Collected data:

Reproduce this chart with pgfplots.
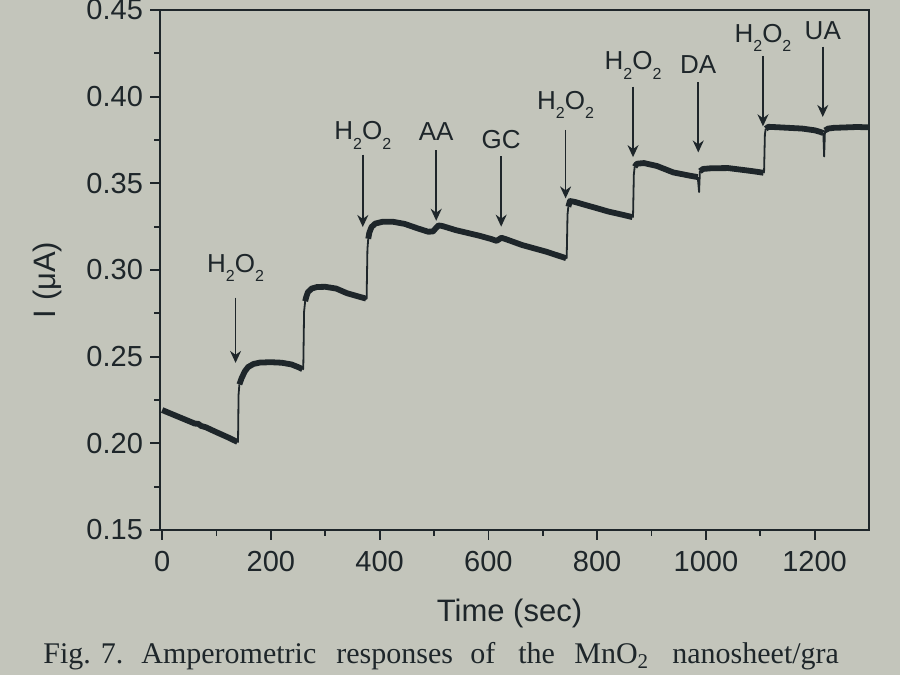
\documentclass[border=0pt]{standalone}
\usepackage{fontspec}
\setmainfont{Liberation Sans}
\newfontfamily\capfont{Liberation Serif}
\usepackage{pgfplots}
\pgfplotsset{compat=1.18}
\usetikzlibrary{arrows.meta}
\definecolor{ink}{RGB}{30,38,42}
\definecolor{paper}{RGB}{195,197,187}
\newcommand{\sub}[1]{\raisebox{-4.6pt}{\fontsize{8}{8}\selectfont #1}}
\newcommand{\hto}{H\sub{2}O\sub{2}}
\tikzset{
  seg/.style={ink, line width=2.9pt, line join=round},
  edge/.style={ink, line width=0.9pt, line join=round},
  ann/.style={anchor=base, inner sep=0pt, text=ink, font=\fontsize{13}{15}\selectfont},
  arr/.style={ink, line width=0.8pt, -{Stealth[length=6pt,width=5.5pt]}},
}
\begin{document}
\begin{tikzpicture}
\useasboundingbox (0,0) rectangle (450pt,337.5pt);
\clip (0,0) rectangle (450pt,337.5pt);
\fill[paper] (0,0) rectangle (450pt,337.5pt);
\begin{axis}[
  at={(80pt,72.5pt)}, anchor=south west,
  scale only axis, width=354.5pt, height=260pt,
  xmin=-4, xmax=1300, ymin=0.15, ymax=0.45,
  xtick={0,200,400,600,800,1000,1200}, minor x tick num=1,
  ytick={0.15,0.2,0.25,0.3,0.35,0.4,0.45}, minor y tick num=1,
  tick pos=left, tick align=outside,
  major tick length=5pt, minor tick length=3pt,
  axis line style={line width=1.1pt, ink},
  tick style={ink, line width=0.9pt},
  /pgf/number format/assume math mode=true,
  /pgf/number format/1000 sep={},
  yticklabel style={/pgf/number format/.cd, fixed, fixed zerofill, precision=2},
  tick label style={font=\fontsize{14.5}{16}\selectfont, text=ink},
  xticklabel style={yshift=-2pt},
  xlabel={Time (sec)},
  ylabel={I (μA)},
  xlabel style={at={(axis description cs:0.493,-0.1769)}, anchor=base, font=\fontsize{15.5}{18}\selectfont, text=ink},
  ylabel style={at={(axis description cs:-0.1467,0.481)}, anchor=base, font=\fontsize{15.5}{18}\selectfont, text=ink},
]
% baseline segment
\addplot[seg] coordinates {(0,0.2192) (20,0.2166) (40,0.2140) (60,0.2114) (66,0.2113) (72,0.2100) (80,0.2093) (100,0.2064) (120,0.2036) (138.5,0.2008)};
\addplot[edge] coordinates {(138.5,0.2005) (139.5,0.2010) (140.5,0.2280) (142,0.2340)};
\addplot[seg] coordinates {(142,0.2340) (146,0.2375) (152,0.2415) (158,0.2440) (168,0.2458) (180,0.2466) (200,0.2468) (220,0.2465) (238,0.2455) (250,0.2440) (258,0.2428)};
\addplot[edge] coordinates {(258,0.2425) (259.5,0.2430) (261,0.2760) (263,0.2820)};
\addplot[seg] coordinates {(263,0.2820) (265,0.2845) (268,0.2872) (275,0.2893) (285,0.2902) (300,0.2903) (320,0.2893) (340,0.2866) (360,0.2848) (375,0.2835)};
\addplot[edge] coordinates {(375,0.2832) (376,0.2835) (377.5,0.3120) (379,0.3180)};
\addplot[seg] coordinates {(379,0.3180) (381,0.3215) (385,0.3248) (392,0.3268) (405,0.3278) (425,0.3278) (446,0.3266) (470,0.3240) (489,0.3221) (498,0.3222) (503,0.3240) (508,0.3257) (515,0.3254) (540,0.3230) (583,0.3198) (606,0.3178) (615,0.3168) (624,0.3186) (632,0.3178) (662,0.3144) (706,0.3106) (743,0.3068)};
\addplot[edge] coordinates {(743,0.3066) (744,0.3070) (745.5,0.3320) (747,0.3365)};
\addplot[seg] coordinates {(747,0.3365) (750,0.3398) (760,0.3392) (773,0.3380) (800,0.3356) (821,0.3337) (845,0.3320) (865,0.3305)};
\addplot[edge] coordinates {(865,0.3303) (866,0.3308) (867.5,0.3550) (869,0.3595)};
\addplot[seg] coordinates {(869,0.3595) (873,0.3613) (886,0.3617) (910,0.3600) (940,0.3563) (969,0.3545) (985,0.3536)};
\addplot[edge] coordinates {(985,0.3536) (987.5,0.3450) (989,0.3570)};
\addplot[seg] coordinates {(989,0.3570) (995,0.3583) (1010,0.3587) (1041,0.3588) (1084,0.3571) (1106,0.3561)};
\addplot[edge] coordinates {(1106,0.3560) (1107,0.3565) (1108.5,0.3780) (1110,0.3815)};
\addplot[seg] coordinates {(1110,0.3815) (1115,0.3826) (1129,0.3824) (1177,0.3816) (1200,0.3806) (1210,0.3797) (1216,0.3790)};
\addplot[edge] coordinates {(1216,0.3790) (1217.5,0.3655) (1219,0.3805)};
\addplot[seg] coordinates {(1219,0.3805) (1225,0.3816) (1235,0.3820) (1278,0.3825) (1300,0.3823)};
% annotations
\node[ann] at (axis cs:135,0.2984) {\hto};
\draw[arr] (axis cs:135,0.2841) -- (axis cs:135,0.2464);
\node[ann] at (axis cs:369,0.3751) {\hto};
\draw[arr] (axis cs:369,0.3665) -- (axis cs:369,0.3248);
\node[ann] at (axis cs:504,0.3748) {AA};
\draw[arr] (axis cs:504,0.3690) -- (axis cs:504,0.3284);
\node[ann] at (axis cs:623.5,0.3702) {GC};
\draw[arr] (axis cs:623.5,0.3657) -- (axis cs:623.5,0.3250);
\node[ann] at (axis cs:742,0.3925) {\hto};
\draw[arr] (axis cs:742,0.3809) -- (axis cs:742,0.3413);
\node[ann] at (axis cs:866,0.4154) {\hto};
\draw[arr] (axis cs:866,0.4058) -- (axis cs:866,0.3651);
\node[ann] at (axis cs:986,0.4136) {DA};
\draw[arr] (axis cs:986,0.4084) -- (axis cs:986,0.3678);
\node[ann] at (axis cs:1105,0.4312) {\hto};
\draw[arr] (axis cs:1105,0.4235) -- (axis cs:1105,0.3829);
\node[ann] at (axis cs:1215,0.4328) {UA};
\draw[arr] (axis cs:1215,0.4289) -- (axis cs:1215,0.3883);
\end{axis}
\begin{scope}[every node/.style={anchor=base west, inner sep=0pt, text=ink, font=\capfont\fontsize{15}{18}\selectfont}]
\node at (21.5pt,5.5pt) {Fig. 7.};
\node at (70.5pt,5.5pt) {Amperometric};
\node at (168pt,5.5pt) {responses};
\node at (235pt,5.5pt) {of};
\node at (259pt,5.5pt) {the};
\node at (287pt,5.5pt) {MnO\textsubscript{2}};
\node at (336pt,5.5pt) {nanosheet/gra};
\end{scope}
\end{tikzpicture}
\end{document}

Aim of the task: Leave out the pictures and reproduce the rest of the listing exactly.

Written solution:
Reproduce this chart with pgfplots.
\documentclass[border=0pt]{standalone}
\usepackage{fontspec}
\setmainfont{Liberation Sans}
\newfontfamily\capfont{Liberation Serif}
\usepackage{pgfplots}
\pgfplotsset{compat=1.18}
\usetikzlibrary{arrows.meta}
\definecolor{ink}{RGB}{30,38,42}
\definecolor{paper}{RGB}{195,197,187}
\newcommand{\sub}[1]{\raisebox{-4.6pt}{\fontsize{8}{8}\selectfont #1}}
\newcommand{\hto}{H\sub{2}O\sub{2}}
\tikzset{
  seg/.style={ink, line width=2.9pt, line join=round},
  edge/.style={ink, line width=0.9pt, line join=round},
  ann/.style={anchor=base, inner sep=0pt, text=ink, font=\fontsize{13}{15}\selectfont},
  arr/.style={ink, line width=0.8pt, -{Stealth[length=6pt,width=5.5pt]}},
}
\begin{document}
\begin{tikzpicture}
\useasboundingbox (0,0) rectangle (450pt,337.5pt);
\clip (0,0) rectangle (450pt,337.5pt);
\fill[paper] (0,0) rectangle (450pt,337.5pt);
\begin{axis}[
  at={(80pt,72.5pt)}, anchor=south west,
  scale only axis, width=354.5pt, height=260pt,
  xmin=-4, xmax=1300, ymin=0.15, ymax=0.45,
  xtick={0,200,400,600,800,1000,1200}, minor x tick num=1,
  ytick={0.15,0.2,0.25,0.3,0.35,0.4,0.45}, minor y tick num=1,
  tick pos=left, tick align=outside,
  major tick length=5pt, minor tick length=3pt,
  axis line style={line width=1.1pt, ink},
  tick style={ink, line width=0.9pt},
  /pgf/number format/assume math mode=true,
  /pgf/number format/1000 sep={},
  yticklabel style={/pgf/number format/.cd, fixed, fixed zerofill, precision=2},
  tick label style={font=\fontsize{14.5}{16}\selectfont, text=ink},
  xticklabel style={yshift=-2pt},
  xlabel={Time (sec)},
  ylabel={I (μA)},
  xlabel style={at={(axis description cs:0.493,-0.1769)}, anchor=base, font=\fontsize{15.5}{18}\selectfont, text=ink},
  ylabel style={at={(axis description cs:-0.1467,0.481)}, anchor=base, font=\fontsize{15.5}{18}\selectfont, text=ink},
]
% baseline segment
\addplot[seg] coordinates {(0,0.2192) (20,0.2166) (40,0.2140) (60,0.2114) (66,0.2113) (72,0.2100) (80,0.2093) (100,0.2064) (120,0.2036) (138.5,0.2008)};
\addplot[edge] coordinates {(138.5,0.2005) (139.5,0.2010) (140.5,0.2280) (142,0.2340)};
\addplot[seg] coordinates {(142,0.2340) (146,0.2375) (152,0.2415) (158,0.2440) (168,0.2458) (180,0.2466) (200,0.2468) (220,0.2465) (238,0.2455) (250,0.2440) (258,0.2428)};
\addplot[edge] coordinates {(258,0.2425) (259.5,0.2430) (261,0.2760) (263,0.2820)};
\addplot[seg] coordinates {(263,0.2820) (265,0.2845) (268,0.2872) (275,0.2893) (285,0.2902) (300,0.2903) (320,0.2893) (340,0.2866) (360,0.2848) (375,0.2835)};
\addplot[edge] coordinates {(375,0.2832) (376,0.2835) (377.5,0.3120) (379,0.3180)};
\addplot[seg] coordinates {(379,0.3180) (381,0.3215) (385,0.3248) (392,0.3268) (405,0.3278) (425,0.3278) (446,0.3266) (470,0.3240) (489,0.3221) (498,0.3222) (503,0.3240) (508,0.3257) (515,0.3254) (540,0.3230) (583,0.3198) (606,0.3178) (615,0.3168) (624,0.3186) (632,0.3178) (662,0.3144) (706,0.3106) (743,0.3068)};
\addplot[edge] coordinates {(743,0.3066) (744,0.3070) (745.5,0.3320) (747,0.3365)};
\addplot[seg] coordinates {(747,0.3365) (750,0.3398) (760,0.3392) (773,0.3380) (800,0.3356) (821,0.3337) (845,0.3320) (865,0.3305)};
\addplot[edge] coordinates {(865,0.3303) (866,0.3308) (867.5,0.3550) (869,0.3595)};
\addplot[seg] coordinates {(869,0.3595) (873,0.3613) (886,0.3617) (910,0.3600) (940,0.3563) (969,0.3545) (985,0.3536)};
\addplot[edge] coordinates {(985,0.3536) (987.5,0.3450) (989,0.3570)};
\addplot[seg] coordinates {(989,0.3570) (995,0.3583) (1010,0.3587) (1041,0.3588) (1084,0.3571) (1106,0.3561)};
\addplot[edge] coordinates {(1106,0.3560) (1107,0.3565) (1108.5,0.3780) (1110,0.3815)};
\addplot[seg] coordinates {(1110,0.3815) (1115,0.3826) (1129,0.3824) (1177,0.3816) (1200,0.3806) (1210,0.3797) (1216,0.3790)};
\addplot[edge] coordinates {(1216,0.3790) (1217.5,0.3655) (1219,0.3805)};
\addplot[seg] coordinates {(1219,0.3805) (1225,0.3816) (1235,0.3820) (1278,0.3825) (1300,0.3823)};
% annotations
\node[ann] at (axis cs:135,0.2984) {\hto};
\draw[arr] (axis cs:135,0.2841) -- (axis cs:135,0.2464);
\node[ann] at (axis cs:369,0.3751) {\hto};
\draw[arr] (axis cs:369,0.3665) -- (axis cs:369,0.3248);
\node[ann] at (axis cs:504,0.3748) {AA};
\draw[arr] (axis cs:504,0.3690) -- (axis cs:504,0.3284);
\node[ann] at (axis cs:623.5,0.3702) {GC};
\draw[arr] (axis cs:623.5,0.3657) -- (axis cs:623.5,0.3250);
\node[ann] at (axis cs:742,0.3925) {\hto};
\draw[arr] (axis cs:742,0.3809) -- (axis cs:742,0.3413);
\node[ann] at (axis cs:866,0.4154) {\hto};
\draw[arr] (axis cs:866,0.4058) -- (axis cs:866,0.3651);
\node[ann] at (axis cs:986,0.4136) {DA};
\draw[arr] (axis cs:986,0.4084) -- (axis cs:986,0.3678);
\node[ann] at (axis cs:1105,0.4312) {\hto};
\draw[arr] (axis cs:1105,0.4235) -- (axis cs:1105,0.3829);
\node[ann] at (axis cs:1215,0.4328) {UA};
\draw[arr] (axis cs:1215,0.4289) -- (axis cs:1215,0.3883);
\end{axis}
\begin{scope}[every node/.style={anchor=base west, inner sep=0pt, text=ink, font=\capfont\fontsize{15}{18}\selectfont}]
\node at (21.5pt,5.5pt) {Fig. 7.};
\node at (70.5pt,5.5pt) {Amperometric};
\node at (168pt,5.5pt) {responses};
\node at (235pt,5.5pt) {of};
\node at (259pt,5.5pt) {the};
\node at (287pt,5.5pt) {MnO\textsubscript{2}};
\node at (336pt,5.5pt) {nanosheet/gra};
\end{scope}
\end{tikzpicture}
\end{document}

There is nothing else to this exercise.